Belief-Adaptive MAP Detection for Molecular ISI Channels with Heteroscedastic Noise
This work provides a significant improvement in data throughput for molecular communication via diffusion systems by better handling the inherent heteroscedastic noise.
This paper addresses inter-symbol interference (ISI) with heteroscedastic noise in molecular communication via diffusion (MCvD) channels. The proposed Belief-Adaptive MAP (BA-MAP) and Soft BA-MAP detectors explicitly account for state-dependent noise, leading to up to 100% throughput improvement compared to conventional methods.
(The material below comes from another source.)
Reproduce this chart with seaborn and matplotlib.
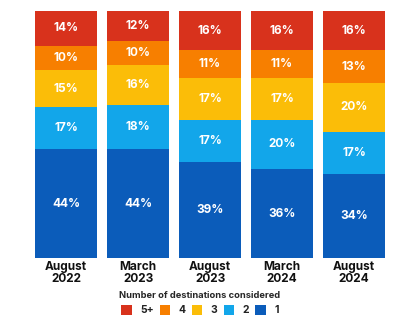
import numpy as np
import pandas as pd
import matplotlib
matplotlib.use("Agg")
import matplotlib.pyplot as plt
import seaborn as sns
from matplotlib.patches import Patch

periods = ["August\n2022", "March\n2023", "August\n2023", "March\n2024", "August\n2024"]
levels = ["1", "2", "3", "4", "5+"]
v1 = [44, 44, 39, 36, 34]
v2 = [17, 18, 17, 20, 17]
v3 = [15, 16, 17, 17, 20]
v4 = [10, 10, 11, 11, 13]
v5 = [14, 12, 16, 16, 16]
colors = ["#0b5cba", "#12a6ea", "#fbbd08", "#f77f00", "#d8321c"]

sns.set_theme(style="white")
plt.rcParams["font.family"] = ["Inter", "DejaVu Sans"]

series = [v1, v2, v3, v4, v5]
vals = np.array(series, dtype=float)
cum = np.cumsum(vals, axis=0)

fig = plt.figure(figsize=(4.0, 3.21), dpi=100)
ax = fig.add_axes([0.075, 0.196, 0.9, 0.77])

# draw from top cumulative to bottom so each layer covers the previous
for i in range(len(levels) - 1, -1, -1):
    df = pd.DataFrame({"period": periods, "cum": cum[i]})
    sns.barplot(data=df, x="period", y="cum", color=colors[i], width=0.86,
                saturation=1, ax=ax, order=periods, edgecolor="none", linewidth=0)

# labels
for j in range(len(periods)):
    for i in range(len(levels)):
        bottom = cum[i][j] - vals[i, j]
        ax.text(j, bottom + vals[i, j] / 2, f"{int(vals[i, j])}%", ha="center", va="center",
                color="white", fontsize=8.5, fontweight="bold")

ax.set_ylim(0, 100)
ax.set_xlim(-0.5, 4.5)
ax.set_ylabel("")
ax.set_xlabel("")
ax.set_yticks([])
ax.tick_params(axis="x", length=0, pad=2)
for lab in ax.get_xticklabels():
    lab.set_fontweight("bold")
    lab.set_fontsize(8.5)
    lab.set_linespacing(1.0)
    lab.set_color("#111111")
for s in ax.spines.values():
    s.set_visible(False)

handles = [Patch(facecolor=colors[i], edgecolor="none") for i in range(len(levels) - 1, -1, -1)]
labs = [levels[i] for i in range(len(levels) - 1, -1, -1)]
leg = fig.legend(handles, labs, title="Number of destinations considered", ncol=5,
                 loc="lower center", bbox_to_anchor=(0.5, -0.012), frameon=False,
                 fontsize=7.5, title_fontproperties={"weight": "bold", "size": 6.7},
                 handlelength=1.0, handleheight=1.0, columnspacing=0.6, handletextpad=0.8)
for t in leg.get_texts():
    t.set_fontweight("bold")
    t.set_color("#222222")

fig.savefig("out.png", dpi=100, facecolor="white")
Inter-symbol interference (ISI) with heteroscedastic, or state-dependent, noise is a defining feature of molecular communication via diffusion (MCvD). However, such noise variance dependency across ISI states has not been systematically considered in prior detector designs. This letter introduces two decoding mechanisms, Belief-Adaptive Maximum A Posteriori (BA-MAP) and Soft BA-MAP, that explicitly incorporate state-dependent means and variances of the molecular count channel. The BA-MAP method derives per-symbol adaptive MAP thresholds based on the receiver's current state beliefs, whereas the Soft BA-MAP approach computes mixture log-likelihood ratios by weighting all possible ISI states. Simulation and information-theoretic analyses confirm that the proposed detectors outperform conventional equalization and fixed-threshold methods, achieving up to 100% throughput improvement under realistic MCvD settings.